18 members of the group were asked to foam roll before each session, while 19 went without. Immediately after training and in the four days following, all men were tested on the following measures:

  • Muscle soreness
  • Hip range of motion (ROM)
  • Hamstring muscle length
  • Vertical jump
  • Agility

Muscle soreness, hip ROM, hamstring muscle length, and vertical jump were not significantly better in people who underwent foam rolling. Agility was the only marker where there was much of a difference.

Most people use foam rolling as a means of fending off soreness and boosting muscle recovery after hitting the weights room. If that’s you, you’re not losing out if you ditch the roller.

Sprinters are the only athletes who appear to benefit from using them. Scientists behind this study say: “Foam rolling may be useful for athletes requiring adequate agility who need to recover quickly from demanding bouts of exercise.”

Earlier this year, a much larger study found something similar.

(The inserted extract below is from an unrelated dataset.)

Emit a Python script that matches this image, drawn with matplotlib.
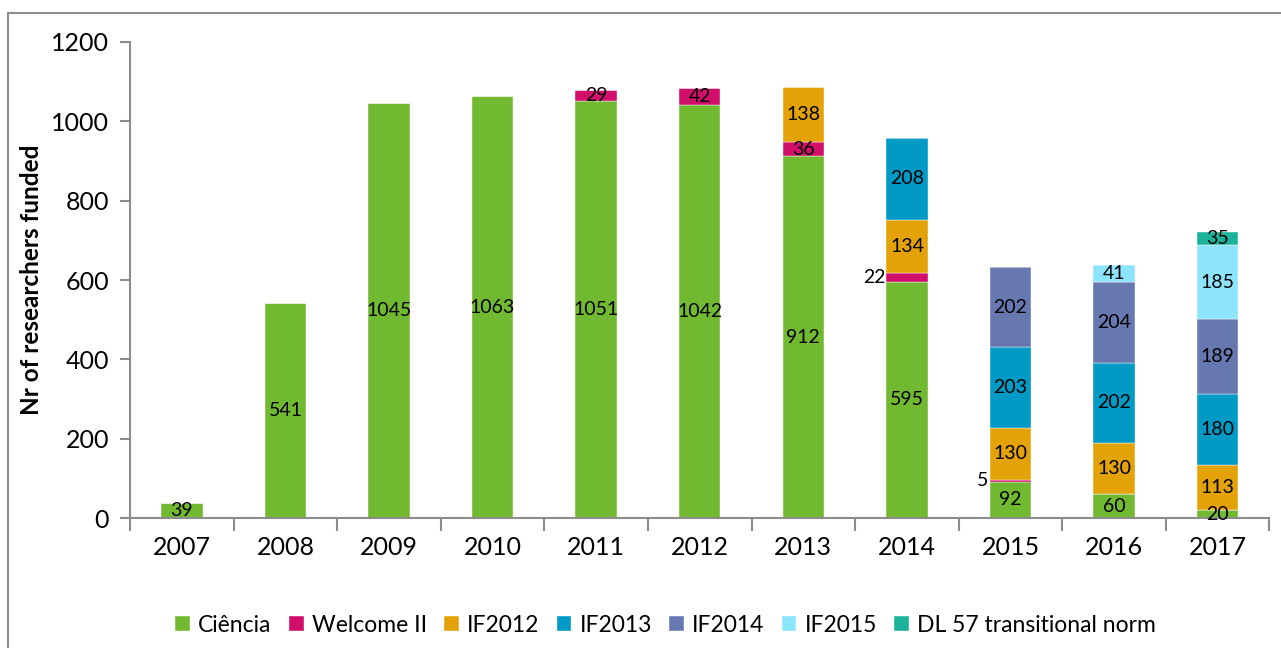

This one was a review of all major studies relating to foam rolling. 21 studies in total were examined. Overall, there was a small improvement in sprinting, but little benefit on strength training performance.

Scientists concluded that, “the effects of foam rolling on performance and recovery are rather minor and partly negligible, but can be relevant in some cases.”

It was also agreed that rolling is best as a warm-up, and not a recovery tool.

Bodybuilding coach Menno Henselmans believes “most people don’t need to bother with foam rolling before or after every workout.”